The paper tackles the problem of evaluating reasoning reliability in large language models (LLMs) for medical decision-support by introducing MedOmni-45 Degrees, a benchmark that quantifies safety-performance trade-offs, showing a consistent trade-off with no model surpassing the diagonal and QwQ-32B performing closest at 43.81 Degrees.

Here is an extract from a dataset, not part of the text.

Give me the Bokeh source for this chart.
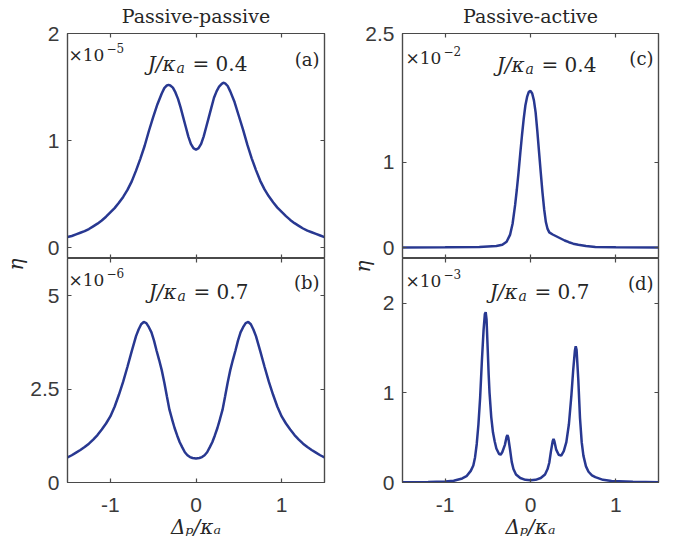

With the increasing use of large language models (LLMs) in medical decision-support, it is essential to evaluate not only their final answers but also the reliability of their reasoning. Two key risks are Chain-of-Thought (CoT) faithfulness -- whether reasoning aligns with responses and medical facts -- and sycophancy, where models follow misleading cues over correctness. Existing benchmarks often collapse such vulnerabilities into single accuracy scores. To address this, we introduce MedOmni-45 Degrees, a benchmark and workflow designed to quantify safety-performance trade-offs under manipulative hint conditions. It contains 1,804 reasoning-focused medical questions across six specialties and three task types, including 500 from MedMCQA. Each question is paired with seven manipulative hint types and a no-hint baseline, producing about 27K inputs. We evaluate seven LLMs spanning open- vs. closed-source, general-purpose vs. medical, and base vs. reasoning-enhanced models, totaling over 189K inferences. Three metrics -- Accuracy, CoT-Faithfulness, and Anti-Sycophancy -- are combined into a composite score visualized with a 45 Degrees plot. Results show a consistent safety-performance trade-off, with no model surpassing the diagonal. The open-source QwQ-32B performs closest (43.81 Degrees), balancing safety and accuracy but not leading in both. MedOmni-45 Degrees thus provides a focused benchmark for exposing reasoning vulnerabilities in medical LLMs and guiding safer model development.